# Cruze 1.8L Auto Transmission Failure !!!



## Atif (Sep 3, 2013)

I own a Chevy cruze 2010 model 1.8L petrol in Dubai, United Arab Emirates. I have been quite unsatisfied with the issues that are on and off in the car but this time things have gone terribly wrong. One fine day the car just decides itself not to move forward when put its in the "drive" gear. The reverse gear however works fine. I had towed the car to the dealer workshop where after a 2 weeks "diagnosis" it was found that a valve has to be replaced which will cost $3000++. The car has always been serviced on time in the dealer workshop and now its just crossed the 100,000km mark. Not to forget the car had just been serviced for the 100,000km service 15 days before this incident occurred !

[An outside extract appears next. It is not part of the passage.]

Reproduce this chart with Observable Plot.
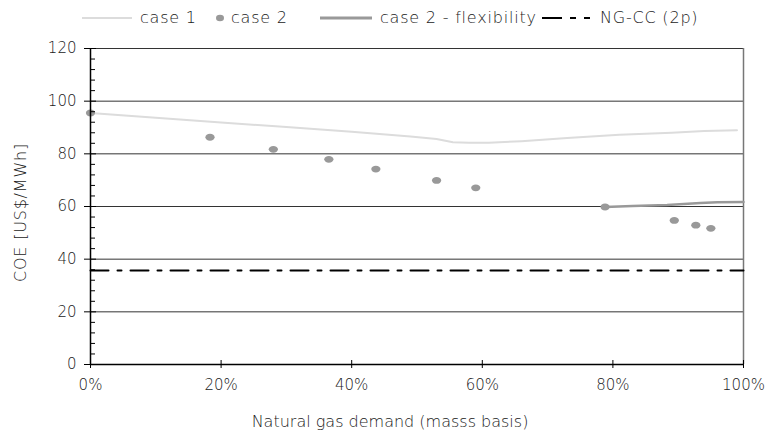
<!DOCTYPE html>
<html>
<head>
<meta charset="utf-8">
<script src="https://cdn.jsdelivr.net/npm/d3@7"></script>
<script src="https://cdn.jsdelivr.net/npm/@observablehq/plot@0.6"></script>
<style>
  body { margin: 0; background: #fff; font-family: "DejaVu Sans", sans-serif; color: #1a1a1a; }
  #legend { height: 38px; position: relative; font-size: 16px; letter-spacing: 0.8px; font-weight: 300; }
  .item { position: absolute; top: 8px; display: flex; align-items: center; white-space: nowrap; }
  .item svg { margin-right: 6px; }
  #chart svg text { font-weight: 300; }
  #chart svg .ylbl text { letter-spacing: 0.8px; }
</style>
</head>
<body>
<div id="legend"></div>
<div id="chart"></div>
<script>
// ---- data ----
const case1X = [0, 10, 20, 30, 40, 49, 53, 55.5, 58, 61, 66, 73, 81, 89, 94, 99];
const case1Y = [95.5, 93.7, 91.9, 90.2, 88.4, 86.6, 85.6, 84.4, 84.2, 84.2, 84.8, 86.0, 87.2, 88.0, 88.7, 89.0];
const case2X = [0, 18.3, 28.0, 36.5, 43.7, 53.0, 59.0, 78.8, 89.4, 92.7, 95.0];
const case2Y = [95.5, 86.3, 81.7, 77.9, 74.2, 69.9, 67.1, 59.8, 54.7, 52.9, 51.7];
const flexX = [78.8, 83, 88.3, 93.4, 96, 100];
const flexY = [59.8, 60.2, 60.6, 61.3, 61.6, 61.7];
const ngccValue = 35.7;
const yMajorTicks = [0, 20, 40, 60, 80, 100, 120];
const yMinorTicks = d3.range(0, 121, 4).filter(v => v % 20 !== 0);
const xTicks = [0, 20, 40, 60, 80, 100];
const seriesNames = ["case 1", "case 2", "case 2 - flexibility", "NG-CC (2p)"];
const xTitle = "Natural gas demand (masss basis)";
const yTitle = "COE [US$/MWh]";

const case1 = case1X.map((x, i) => ({x, y: case1Y[i]}));
const case2 = case2X.map((x, i) => ({x, y: case2Y[i]}));
const flex = flexX.map((x, i) => ({x, y: flexY[i]}));
const ngcc = [{x: 0, y: ngccValue}, {x: 100, y: ngccValue}];

const c1Color = "#dcdcdc", c2Color = "#999999", flexColor = "#999999", ngColor = "#000";
const dash = "18,9,4,9";

// ellipse symbol (markers in the reference are slightly wider than tall)
const ellipse = {
  draw(ctx, size) {
    const r = Math.sqrt(size / Math.PI);
    const rx = r * 1.25, ry = r * 0.92, k = 0.5523;
    ctx.moveTo(rx, 0);
    ctx.bezierCurveTo(rx, ry * k, rx * k, ry, 0, ry);
    ctx.bezierCurveTo(-rx * k, ry, -rx, ry * k, -rx, 0);
    ctx.bezierCurveTo(-rx, -ry * k, -rx * k, -ry, 0, -ry);
    ctx.bezierCurveTo(rx * k, -ry, rx, -ry * k, rx, 0);
    ctx.closePath();
  }
};

// ---- legend ----
const legend = document.getElementById("legend");
const items = [
  {name: seriesNames[0], left: 82, sw: `<svg width="52" height="10"><line x1="0" y1="5" x2="50" y2="5" stroke="${c1Color}" stroke-width="2"/></svg>`},
  {name: seriesNames[1], left: 215, sw: `<svg width="10" height="10"><ellipse cx="5" cy="5" rx="4" ry="3.2" fill="${c2Color}"/></svg>`},
  {name: seriesNames[2], left: 320, sw: `<svg width="54" height="10"><line x1="0" y1="5" x2="52" y2="5" stroke="${flexColor}" stroke-width="3"/></svg>`},
  {name: seriesNames[3], left: 542, sw: `<svg width="52" height="10"><line x1="0" y1="5" x2="50" y2="5" stroke="#000" stroke-width="2" stroke-dasharray="20,8,6,8,6,8"/></svg>`}
];
for (const it of items) {
  const d = document.createElement("div");
  d.className = "item";
  d.style.left = it.left + "px";
  d.innerHTML = it.sw + `<span>${it.name}</span>`;
  legend.appendChild(d);
}

// ---- chart ----
const chart = Plot.plot({
  width: 768,
  height: 398,
  marginLeft: 90,
  marginRight: 25,
  marginTop: 10,
  marginBottom: 72,
  style: {fontFamily: "'DejaVu Sans', sans-serif", fontSize: "15px", color: "#1a1a1a", background: "#fff", overflow: "visible"},
  x: {domain: [0, 100]},
  y: {domain: [0, 120]},
  marks: [
    Plot.gridY(yMajorTicks, {stroke: "#333", strokeOpacity: 1, strokeWidth: 1}),
    Plot.ruleX([100], {y1: 0, y2: 120, stroke: "#777", strokeWidth: 1.5}),
    Plot.line(ngcc, {x: "x", y: "y", stroke: ngColor, strokeWidth: 2, strokeDasharray: dash}),
    Plot.line(case1, {x: "x", y: "y", stroke: c1Color, strokeWidth: 2}),
    Plot.line(flex, {x: "x", y: "y", stroke: flexColor, strokeWidth: 2.5}),
    Plot.dot(case2, {x: "x", y: "y", r: 3.7, symbol: ellipse, fill: c2Color, stroke: null}),
    Plot.axisY({ticks: yMajorTicks, tickSize: 6, tickPadding: 8, label: null, stroke: "#000"}),
    Plot.text([yTitle], {frameAnchor: "left", dx: -70, dy: 6, rotate: -90, textAnchor: "middle", text: d => d, fontSize: 16, fill: "#1a1a1a", className: "ylbl"}),
    Plot.text([xTitle], {frameAnchor: "bottom", dx: -27, dy: 62, text: d => d, fontSize: 16, fill: "#1a1a1a"}),
    Plot.axisY({ticks: yMajorTicks, tickSize: -6, text: null, label: null, stroke: "#000"}),
    Plot.axisY({ticks: yMinorTicks, tickSize: -5, text: null, label: null, stroke: "#000"}),
    Plot.ruleX([0], {stroke: "#000", strokeWidth: 1.5}),
    Plot.ruleY([0], {stroke: "#000", strokeWidth: 1.5}),
    Plot.axisX({ticks: xTicks, tickSize: 4, tickPadding: 11, tickFormat: d => d + "%", label: null, stroke: "#000"}),
    Plot.axisX({ticks: xTicks, tickSize: -4, text: null, label: null, stroke: "#000"})
  ]
});
document.getElementById("chart").appendChild(chart);
</script>
</body>
</html>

I need an answer to this that why has this major breakdown occurred even after regular servicing at the dealer workshop. When being shocked with the cost of transmission repair, I have been told by the service advisor that few cars have already come with the same issue before. 

I feel I have made a terrible mistake buying a chevy and now I have to pay a huge amount of money and I have no guarantee that I can even sell off the car and make up for my loss. Its hardly been 3 years now. Comparing to a toyota/nissan in the same range they offer a 5 year unlimited mileage warranty in the region and have much better performance when it comes to AC/mileage/fast response in transmission shifting !

Who is gona pay for this repair now?? Its well known that this is a mechanical fault of chevy transmission which hardly even lasts 3 years !


----------